Następnym kwiatuszkiem w rekonstruowanym ogródku pana Donalda Tuska ma być pan Marcin Kierwiński, mający zająć stanowisko ministra spraw wewnętrznych i administracji po panu Tomaszu Siemoniaku. Pan Marcin Kierwiński już raz nie sprawdził się na tym stanowisku, które zajmował od 13 grudnia 2023 do 13 maja 2024, potem nie sprawdził się jako pełnomocnik rządu ds. odbudowy obszarów dotkniętych powodzią, do tego dorobił się ksywki "Pogłos" po tym, jak bełkotał do mikrofonu w trakcie swojego wystąpienia 4 maja 2024 z okazji Dnia Strażaka. Cóż więc się stało, że pomimo tego pan Donald Tusk zdecydował się postawić na niego przy rekonstrukcji swojego rządu? Osobistycznie mam swoją teorię, którą wyłożę na końcu notki, czyli już niedługo.
Wróćmy jednakowoż do tej rekonstrukcji: takich podmianek jest więcej, ale nie chce mi się opisywać wszystkich, bo i sensu w tym większego nie widzę. Nie spodziewam się od odnowionego (nie)rządu wiele, a już na pewno niczego dobrego. Zmiana pana Adama Bodnara na pana Waldemara Żurka świadczy o tym, że ten pierwszy ni chuja nie poradził sobie z wyznaczoną mu przez szefa (nie)rządu, pana Donalda Tuska, misją dopierdolenia partii Populizm i Socjalizm (przepraszam: Prawo i Sprawiedliwość) - okazał się za miękki i zbyt niekompetentny żeby tego dokonać; miał być bulterierem rozszarpującym gardło a okazał się szczerbatym pekińczykiem gryzącym po kostkach.
A teraz wracamy sobie do zapowiedzianej chwilę wcześniej teorii. Otóż mówi ona, że pan Donald Tusk wyciąga już resztki ze swojej logistycznej skrzyni. Obecnie rządząca tzw. Koalicja Demokratyczna ewidentnie cierpi na niedobór młodych i inteligentnych działaczy, którzy mogliby realnie coś zmienić, poprawić los Polski lub choćby notowania rządu. A skoro nie ma młodych i rzutkich to trzeba brać starych BMW*****, żeby w ogóle skompletować jakikolwiek rząd. Osobistycznie sądzę, że dobrze byłoby dokonać na polskiej scenie politykierskiej jakiejś zmiany pokoleniowej, wypierdolić z niej większość starych pryków i postawić na młodsze pokolenie.

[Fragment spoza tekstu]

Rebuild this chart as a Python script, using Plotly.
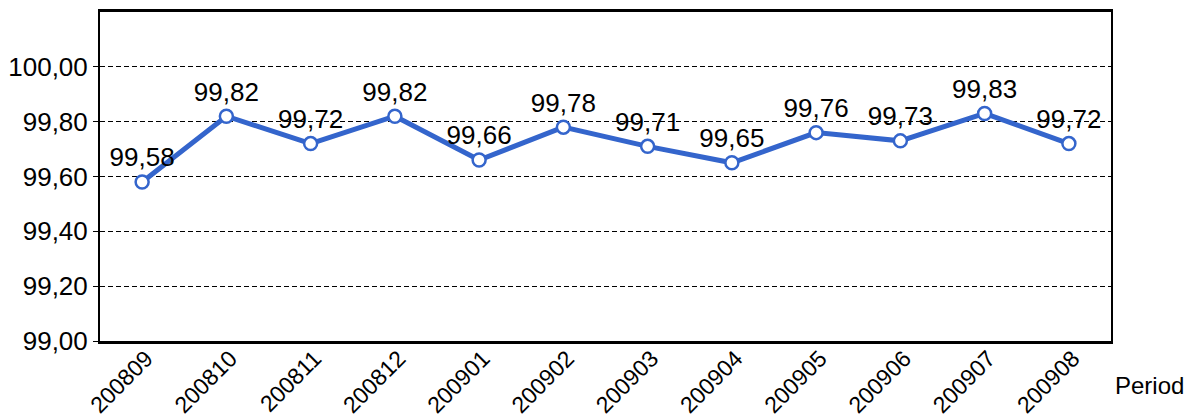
import plotly.graph_objects as go

periods = ["200809", "200810", "200811", "200812", "200901", "200902",
           "200903", "200904", "200905", "200906", "200907", "200908"]
values = [99.58, 99.82, 99.72, 99.82, 99.66, 99.78, 99.71, 99.65, 99.76, 99.73, 99.83, 99.72]
y_ticks = [99.0, 99.2, 99.4, 99.6, 99.8, 100.0]

labels = [f"{v:.2f}".replace(".", ",") for v in values]
FONT = "Liberation Sans, Arial, sans-serif"

fig = go.Figure()
fig.add_trace(go.Scatter(
    x=periods, y=values, mode="lines+markers+text",
    text=labels, textposition="top center",
    textfont=dict(family=FONT, size=26, color="black"),
    line=dict(color="#3465CC", width=5),
    marker=dict(symbol="circle", size=13, color="white",
                line=dict(color="#3465CC", width=2.5)),
    cliponaxis=False,
))

fig.update_layout(
    width=1184, height=415,
    margin=dict(l=100, r=73, t=12, b=74),
    paper_bgcolor="white", plot_bgcolor="white",
    separators=",.",
    showlegend=False,
    font=dict(family=FONT, size=25, color="black"),
    xaxis=dict(type="category", range=[-0.5, 11.5], tickangle=-45,
               showgrid=False, showline=True, linecolor="black", linewidth=3,
               mirror=True, ticks="", tickfont=dict(size=23), automargin=False,
               ticklabelstandoff=-8, ticklabelshift=4),
    yaxis=dict(range=[99.0, 100.2], tickvals=y_ticks, tickformat=".2f",
               showgrid=True, gridcolor="black", griddash="5px,3px", gridwidth=1,
               showline=True, linecolor="black", linewidth=2, mirror=True,
               ticks="outside", ticklen=5, tickcolor="black",
               tickfont=dict(size=26), zeroline=False, automargin=False),
    annotations=[dict(text="Period", xref="paper", yref="paper",
                      x=1.002, y=-0.134, xanchor="left", yanchor="middle",
                      showarrow=False, font=dict(size=24, family=FONT))],
)

fig.write_html("out.html", config={"displayModeBar": False},
               post_script="document.body.style.margin='0px';")
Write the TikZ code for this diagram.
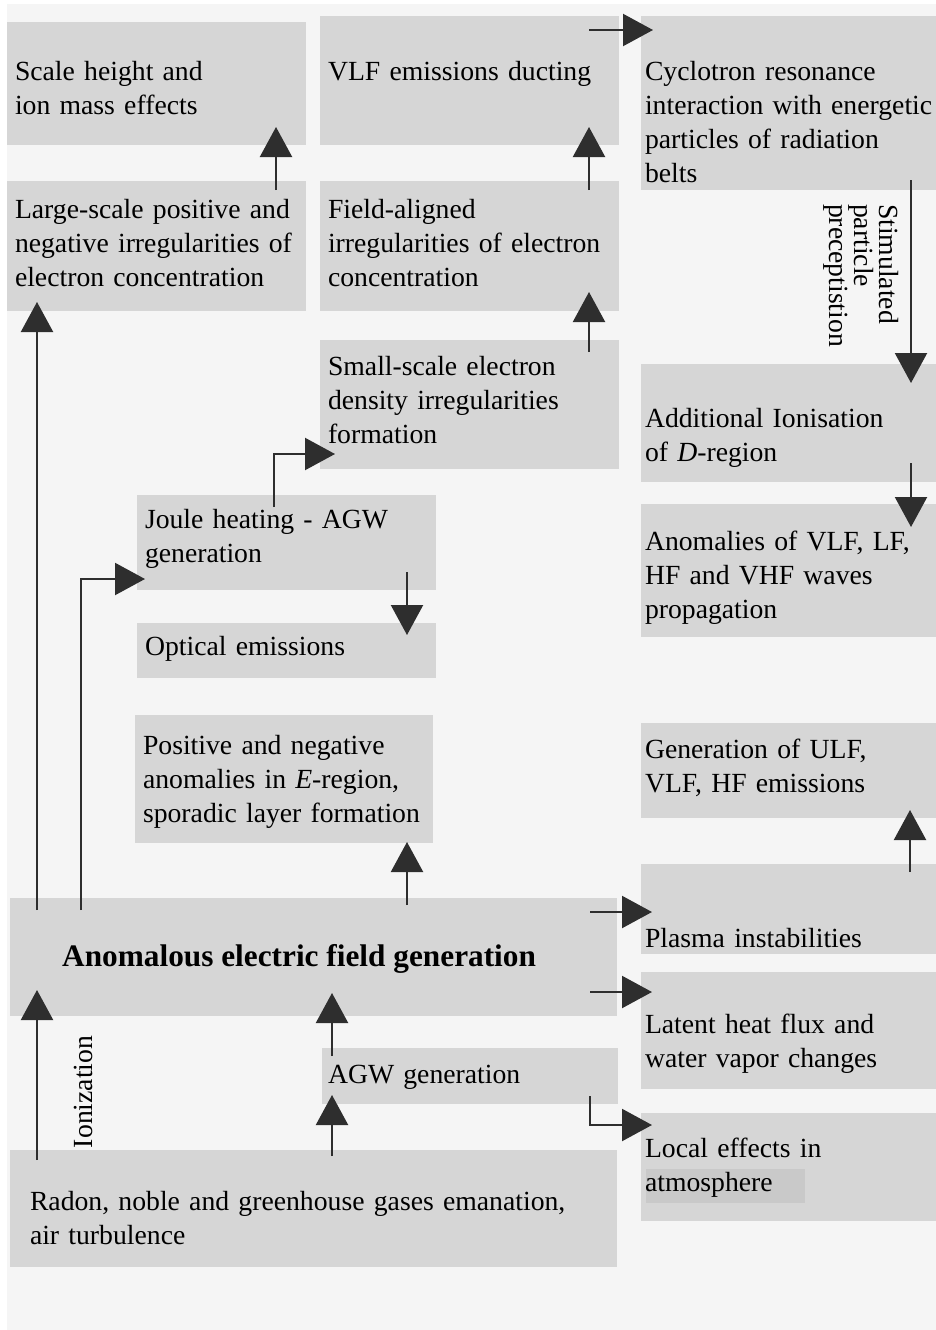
\documentclass[tikz,border=0pt]{standalone}
\usepackage{fontspec}
\setmainfont{Liberation Serif}
\usetikzlibrary{arrows.meta,calc}
\definecolor{bgc}{HTML}{F5F5F5}
\definecolor{boxc}{HTML}{D6D6D6}
\definecolor{arrc}{HTML}{2E2E2E}
\definecolor{hlc}{HTML}{C9C9C9}
\newcommand\mkbox[5]{\node[boxnode,minimum width={#4pt-#2pt},minimum height={#5pt-#3pt}] (#1) at (#2,#3) {};}
\begin{document}
\begin{tikzpicture}[x=1pt,y=-1pt,
  boxnode/.style={fill=boxc,draw=none,inner sep=0pt,outer sep=0pt,anchor=north west},
  txt/.style={anchor=north west,inner sep=0pt,outer sep=0pt,align=left,text width=#1,
    font=\fontsize{27.7}{34}\selectfont,execute at begin node=\strut},
  rot/.style={inner sep=0pt,outer sep=0pt,align=left,font=\fontsize{27.7}{25}\selectfont},
  arr/.style={draw=arrc,line width=2.2pt,-{Triangle[length=30pt,width=32pt,fill=arrc]}}]
\useasboundingbox (0,0) rectangle (936,1330);
\fill[white] (0,0) rectangle (936,1330);
\fill[bgc] (7,4) rectangle (936,1330);
% boxes
\mkbox{sh}{7}{22}{306}{145}
\mkbox{vlf}{320}{16}{619}{145}
\mkbox{cyc}{641}{16}{936}{190}
\mkbox{lg}{7}{181}{306}{311}
\mkbox{fa}{320}{181}{619}{311}
\mkbox{ss}{320}{340}{619}{469}
\mkbox{ai}{641}{364}{936}{482}
\mkbox{an}{641}{504}{936}{637}
\mkbox{jh}{137}{495}{436}{590}
\mkbox{oe}{137}{623}{436}{678}
\mkbox{pn}{135}{715}{433}{843}
\mkbox{gu}{641}{723}{936}{818}
\mkbox{ae}{10}{898}{617}{1016}
\mkbox{pi}{641}{864}{936}{954}
\mkbox{lh}{641}{972}{936}{1089}
\mkbox{agw}{322}{1048}{618}{1104}
\mkbox{le}{641}{1113}{936}{1221}
\mkbox{rd}{10}{1150}{617}{1267}
\fill[hlc] (646,1169) rectangle (805,1203);
% texts
\node[txt=400pt] (tsh) at (15,57) {Scale height and\\ion mass effects};
\node[txt=400pt] (tvlf) at (328,57) {VLF emissions ducting};
\node[txt=400pt] (tcyc) at (645,57) {Cyclotron resonance\\interaction with energetic\\particles of radiation\\belts};
\node[txt=400pt] (tlg) at (15,195) {Large-scale positive and\\negative irregularities of\\electron concentration};
\node[txt=400pt] (tfa) at (328,195) {Field-aligned\\irregularities of electron\\concentration};
\node[txt=400pt] (tss) at (328,352) {Small-scale electron\\density irregularities\\formation};
\node[txt=400pt] (tai) at (645,404) {Additional Ionisation\\of \textit{D}-region};
\node[txt=400pt] (tan) at (645,527) {Anomalies of VLF, LF,\\HF and VHF waves\\propagation};
\node[txt=400pt] (tjh) at (145,505) {Joule heating - AGW\\generation};
\node[txt=400pt] (toe) at (145,632) {Optical emissions};
\node[txt=400pt] (tpn) at (143,731) {Positive and negative\\anomalies in \textit{E}-region,\\sporadic layer formation};
\node[txt=400pt] (tgu) at (645,735) {Generation of ULF,\\VLF, HF emissions};
\node[anchor=base west,inner sep=0pt,font=\fontsize{31.3}{34}\selectfont\bfseries] (tae) at (62,966) {Anomalous electric field generation};
\node[txt=400pt] (tpi) at (645,924) {Plasma instabilities};
\node[txt=400pt] (tlh) at (645,1010) {Latent heat flux and\\water vapor changes};
\node[txt=400pt] (tagw) at (328,1060) {AGW generation};
\node[txt=400pt] (tle) at (645,1134) {Local effects in\\atmosphere};
\node[txt=700pt] (trd) at (30,1187) {Radon, noble and greenhouse gases emanation,\\air turbulence};
% rotated labels
\node[rot,rotate=-90,anchor=north west] (lstim) at (899,204) {Stimulated\\particle\\preceptistion};
\node[rot,rotate=90,anchor=base west,font=\fontsize{27.7}{34}\selectfont] (lion) at (92,1148) {Ionization};
% arrows
\draw[arr] ($(lg.north west)+(269,9)$) -- ($(sh.south west)+(269,-18)$);
\draw[arr] ($(fa.north west)+(269,9)$) -- ($(vlf.south west)+(269,-18)$);
\draw[arr] ($(vlf.north east)+(-30,14)$) -- ($(cyc.north west)+(12,14)$);
\draw[arr] ($(cyc.south east)+(-25,-10)$) -- ($(ai.north east)+(-25,19)$);
\draw[arr] ($(ss.north west)+(269,12)$) -- ($(fa.south west)+(269,-19)$);
\draw[arr] ($(ai.south east)+(-25,-19)$) -- ($(an.north east)+(-25,23)$);
\draw[arr] ($(jh.north west)+(137,12)$) |- ($(ss.south west)+(15,-15)$);
\draw[arr] ($(ae.north west)+(71,12)$) |- ($(jh.south west)+(8,-11)$);
\draw[arr] ($(jh.south west)+(270,-18)$) -- ($(oe.north west)+(270,12)$);
\draw[arr] ($(ae.north west)+(27,12)$) -- ($(lg.south west)+(30,-9)$);
\draw[arr] ($(ae.north west)+(397,7)$) -- ($(pn.south west)+(272,-1)$);
\draw[arr] ($(pi.north east)+(-26,8)$) -- ($(gu.south east)+(-26,-8)$);
\draw[arr] ($(ae.north east)+(-27,14)$) -- ($(pi.north west)+(11,48)$);
\draw[arr] ($(ae.south east)+(-27,-24)$) -- ($(lh.north west)+(11,20)$);
\draw[arr] ($(agw.south east)+(-28,-8)$) |- ($(le.north west)+(11,12)$);
\draw[arr] ($(rd.north west)+(27,10)$) -- ($(ae.south west)+(27,-26)$);
\draw[arr] ($(rd.north west)+(322,6)$) -- ($(agw.south west)+(10,-9)$);
\draw[arr] ($(agw.north west)+(10,8)$) -- ($(ae.south west)+(322,-23)$);
\end{tikzpicture}
\end{document}
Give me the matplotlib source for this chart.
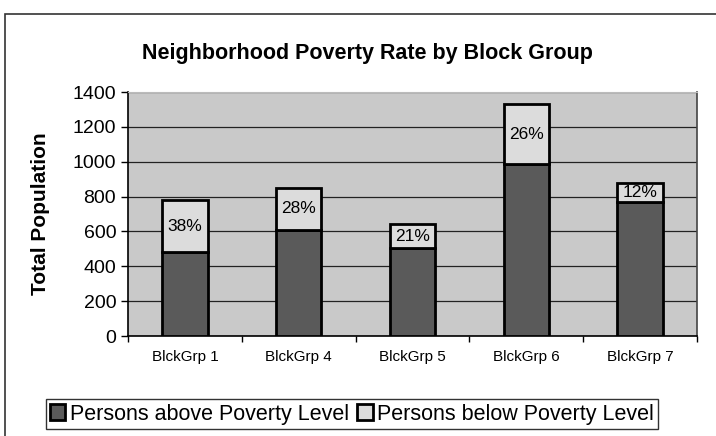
import matplotlib.pyplot as plt
from matplotlib.patches import Rectangle

# block groups and population counts
groups = ["BlckGrp 1", "BlckGrp 4", "BlckGrp 5", "BlckGrp 6", "BlckGrp 7"]
above = [480, 610, 505, 985, 770]
below = [300, 240, 135, 345, 105]
pct_labels = ["38%", "28%", "21%", "26%", "12%"]

plt.rcParams['font.family'] = ['Liberation Sans', 'DejaVu Sans']

fig = plt.figure(figsize=(7.16, 4.36), dpi=100)
fig.patch.set_facecolor("white")

# outer chart frame (cut off at right and bottom like the scan)
fig.patches.append(Rectangle((5 / 716, -0.02), 1.0, (436 - 14) / 436 + 0.02,
                             transform=fig.transFigure, fill=False,
                             edgecolor="#333333", linewidth=1.2))

ax = fig.add_axes([128 / 716, 100 / 436, 569 / 716, 244 / 436])
ax.set_facecolor("#c9c9c9")

x = range(len(groups))
ax.bar(x, above, width=0.4, color="#5a5a5a", edgecolor="black", linewidth=2,
       label="Persons above Poverty Level", zorder=3)
ax.bar(x, below, width=0.4, bottom=above, color="#dcdcdc", edgecolor="black",
       linewidth=2, label="Persons below Poverty Level", zorder=3)

for i in x:
    ax.text(i, above[i] + below[i] / 2, pct_labels[i], ha="center", va="center",
            fontsize=12.5, zorder=4)

ax.set_xlim(-0.5, 4.5)
ax.set_ylim(0, 1400)
ax.set_yticks(range(0, 1401, 200))
ax.yaxis.grid(True, color="#222222", linewidth=0.9, zorder=1)
ax.tick_params(axis="y", labelsize=14, length=5, direction="out", width=1)

# category labels centred, tick marks on the boundaries
ax.set_xticks(list(x))
ax.set_xticklabels(groups, fontsize=11)
ax.tick_params(axis="x", length=0, pad=10)
ax.set_xticks([i + 0.5 for i in range(-1, len(groups))], minor=True)
ax.tick_params(axis="x", which="minor", length=4, direction="out", width=1)

for s in ["left", "bottom"]:
    ax.spines[s].set_color("black")
    ax.spines[s].set_linewidth(1.2)
ax.spines["top"].set_color("#bbbbbb")
ax.spines["right"].set_color("#444444")
ax.spines["right"].set_linewidth(1.2)

ax.set_ylabel("Total Population", fontsize=15, fontweight="bold")
ax.yaxis.set_label_coords((50 - 128) / 569, 0.5)
fig.text(367 / 716, 1 - 53 / 436, "Neighborhood Poverty Rate by Block Group",
         ha="center", va="center", fontsize=15.5, fontweight="bold")

fig.legend(loc="center", bbox_to_anchor=(352 / 716, 1 - 414 / 436), ncol=2,
           fontsize=15.5, frameon=True, fancybox=False, edgecolor="black",
           handlelength=0.7, handleheight=0.7, handletextpad=0.2,
           columnspacing=0.4, borderpad=0.2, borderaxespad=0)

fig.savefig("out.png", dpi=100)
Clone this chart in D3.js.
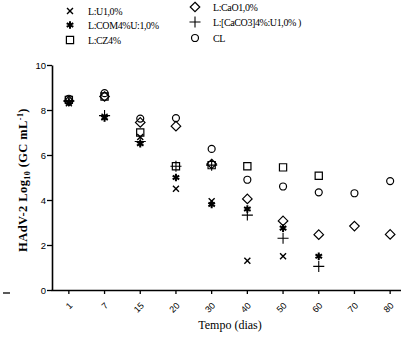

Pozdrawiam ze Wspanialewa Górnego
* czego jako apolityczny sędzia robić nie powinien
** czyli z forsy zapierdolonej w formie podatków uczciwie pracującym obywatelom
**** jak w starym kawale:
Facet podchodzi na ulicy do pięknej kobiety i mówi "ty, zrób mi laskę". Kobieta z początku oniemiała, ale zaraz zaczęła wrzeszczeć "spierdalaj zboczeńcu! Nigdy ci nie zrobię laski" - i tak wrzeszczała, wrzeszczała, aż zabrakło jej tchu. Facet wykorzystał chwilę ciszy i rzekł "No jak chcesz, ale jakbyś jednak zrobiła mi laskę to kupiłbym ci futro, najnowszego Mercedesa, kolczyki z brylantami i naszyjnik do kompletu, zabrałbym cię także moim prywatnym jachtem na luksusowe wakacje na tropikalnych wyspach. I coś jeszcze bym ci podarował". A ona na, już z jego kutasem w ustach, powiedziała "pieufcionek".